GLASGOW – A sunny day with no COVID-19 restrictions made it possible for the Glasgow Renaissance Main Street Committee to have its Cruise Into Spring Car Show on Glasgow’s public square.
The event was canceled in 2020 because of the coronavirus.
The event’s return Saturday was wonderful, said Becky Barrick, committee chairman.
“The crowd is loving it,” she said.
She said it appeared there were more participants for Saturday’s car show than in the past.
“We’ve registered over 200. A lot of people came, but they don’t want to register, so we feel like we have way more than that here,” Barrick said.
Vehicles were parked down side streets and around the public square.
Proceeds from the show go to the committee, which plans to use the money to upgrade the sound system used during the car show, to purchase flower baskets that are hung around the public square during the spring and summer and for an annual Christmas lighting event around the square called Light Up Glasgow.
Among those who turned out to take part in the car show was Ray Patterson of Cave City.
Patterson brought a 1985 Mustang that was once used as a patrol car by Kentucky State Police.
“The cars were bought by the state. In 1985, they made 10 and they used them as pursuit cars. Basically, all they were were ticket cars,” he said. “This one was bought by a captain in the state police when it was out of service and then I purchased it from him.”
Patterson restored the car.
“It has all the things on it that originally came with the car,” he said.
He was even able to locate two radar systems for it.
“Barren County, they had one that a gentleman was driving around in this local area. It’s a famous car because everybody was stopped by one. He was very good at giving tickets,” Patterson said.

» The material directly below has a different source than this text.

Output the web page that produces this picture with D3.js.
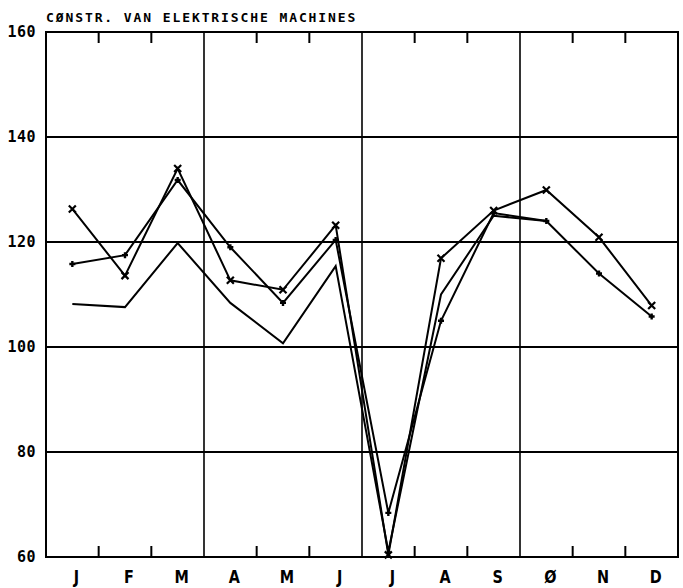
<!DOCTYPE html>
<html>
<head>
<meta charset="utf-8">
<script src="https://cdn.jsdelivr.net/npm/d3@7"></script>
<style>
  body { margin: 0; background: #fff; }
  svg text { fill: #000; }
</style>
</head>
<body>
<svg id="plot" width="683" height="588"></svg>
<script>
// chart data
var months = ["J", "F", "M", "A", "M", "J", "J", "A", "S", "Ø", "N", "D"];
var yTicks = [60, 80, 100, 120, 140, 160];
var seriesCross = [126.3, 113.6, 134.0, 112.7, 110.9, 123.2, 60.4, 116.9, 126.0, 129.9, 120.9, 107.9];
var seriesDot   = [115.8, 117.5, 131.8, 119.0, 108.4, 120.4, 68.4, 105.0, 125.5, 124.0, 114.0, 105.8];
var seriesPlain = [108.2, 107.6, 119.8, 108.4, 100.7, 115.4, 61.0, 110.0, 125.0, 124.0];
var title = "CØNSTR. VAN ELEKTRISCHE MACHINES";

var margin = {top: 32, right: 5, bottom: 31, left: 46},
    width = 683, height = 588;

var svg = d3.select("#plot");

var xScale = d3.scaleLinear()
    .domain([0, months.length])
    .range([margin.left, width - margin.right]);
var yScale = d3.scaleLinear()
    .domain([60, 160])
    .range([height - margin.bottom, margin.top]);

var x0 = xScale(0), x1 = xScale(12), y0 = yScale(60), y1 = yScale(160);

// horizontal grid
svg.append("g")
  .selectAll("line")
  .data(yTicks.filter(d => d > 60 && d < 160))
  .join("line")
    .attr("x1", x0).attr("x2", x1)
    .attr("y1", d => yScale(d)).attr("y2", d => yScale(d))
    .attr("stroke", "#000").attr("stroke-width", 2);

// quarter lines
svg.append("g")
  .selectAll("line")
  .data([3, 6, 9])
  .join("line")
    .attr("x1", d => xScale(d)).attr("x2", d => xScale(d))
    .attr("y1", y1).attr("y2", y0)
    .attr("stroke", "#000").attr("stroke-width", 1.6);

// month ticks top and bottom
var monthTicks = d3.range(1, 12).filter(d => d % 3 != 0);
svg.append("g")
  .selectAll("line")
  .data(monthTicks)
  .join("line")
    .attr("x1", d => xScale(d)).attr("x2", d => xScale(d))
    .attr("y1", y1).attr("y2", y1 + 11)
    .attr("stroke", "#000").attr("stroke-width", 2);
svg.append("g")
  .selectAll("line")
  .data(monthTicks)
  .join("line")
    .attr("x1", d => xScale(d)).attr("x2", d => xScale(d))
    .attr("y1", y0).attr("y2", y0 - 11)
    .attr("stroke", "#000").attr("stroke-width", 2);

// frame
svg.append("rect")
    .attr("x", x0).attr("y", y1)
    .attr("width", x1 - x0).attr("height", y0 - y1)
    .attr("fill", "none")
    .attr("stroke", "#000").attr("stroke-width", 2);

// y labels
svg.append("g")
  .selectAll("text")
  .data(yTicks)
  .join("text")
    .attr("x", 36)
    .attr("y", d => yScale(d) + 5)
    .attr("text-anchor", "end")
    .attr("font-family", "DejaVu Sans Mono")
    .attr("font-weight", "bold")
    .attr("font-size", 15)
    .attr("letter-spacing", 0.5)
    .text(d => d);

// month labels (narrow plotter lettering)
svg.append("g")
  .selectAll("text")
  .data(months)
  .join("text")
    .attr("transform", (d, i) => "translate(" + (xScale(i + 0.5) + 4) + ",583) scale(0.8,1)")
    .attr("text-anchor", "middle")
    .attr("font-family", "DejaVu Sans")
    .attr("font-weight", "bold")
    .attr("font-size", 18)
    .text(d => d);

// title
svg.append("text")
    .attr("x", x0)
    .attr("y", 22)
    .attr("font-family", "DejaVu Sans Mono")
    .attr("font-weight", "bold")
    .attr("font-size", 13)
    .attr("letter-spacing", 1.9)
    .text(title);

var line = d3.line()
    .x((d, i) => xScale(i + 0.5))
    .y(d => yScale(d));

[seriesPlain, seriesDot, seriesCross].forEach(function(s) {
  svg.append("path")
      .datum(s)
      .attr("fill", "none")
      .attr("stroke", "#000")
      .attr("stroke-width", 2)
      .attr("stroke-linejoin", "miter")
      .attr("d", line);
});

// markers: crosses
svg.append("g")
  .selectAll("path")
  .data(seriesCross)
  .join("path")
    .attr("transform", (d, i) => "translate(" + xScale(i + 0.5) + "," + yScale(d) + ")")
    .attr("d", "M-3.5,-3.5L3.5,3.5M-3.5,3.5L3.5,-3.5")
    .attr("stroke", "#000")
    .attr("stroke-width", 2.2);

// markers: small plus
svg.append("g")
  .selectAll("path")
  .data(seriesDot)
  .join("path")
    .attr("transform", (d, i) => "translate(" + xScale(i + 0.5) + "," + yScale(d) + ")")
    .attr("d", "M-3,0L3,0M0,-3L0,3")
    .attr("stroke", "#000")
    .attr("stroke-width", 2.4);
</script>
</body>
</html>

Wayne Likens of Glasgow, a member of the committee, was directing traffic Saturday for the event.
Likens brought a car to show but did not enter it into the car show’s competition. He brought a 1955 Chevy – a car he has owned for 29 years.
Like Patterson’s 1985 Mustang, there is a story behind Likens’ 1955 Chevy. It was owned by two school teachers who were sisters living in Monroe County.
The car was parked in its owners’ driveway and Likens drove past it often on his way to and from work.
“I kept trying to buy it,” he said.
But the owners were reluctant to sell it, until one day one of the sisters called him to tell him she was ready to let it go.
“She called me and she said, ‘Mr. Likens, we’ve got to go to the nursing home because they say we don’t take our medicine right and I’m going to sell you that car.’ And so I bought the car. It had 29,000 (miles) then. It’s got 49,000 (miles) now. We’ve driven it quite a bit,” he said.
The committee also has a car show in the fall. It is held the second weekend in October. It was also canceled in 2020 due to COVID-19.
Likens was happy the committee got to have the car show on Saturday.
“Everybody wants to get out, so we got a large crowd and I think it is because of that. Everyone has been housed up for a year and haven’t been able to show their cars, so I think that today is the day,” he said.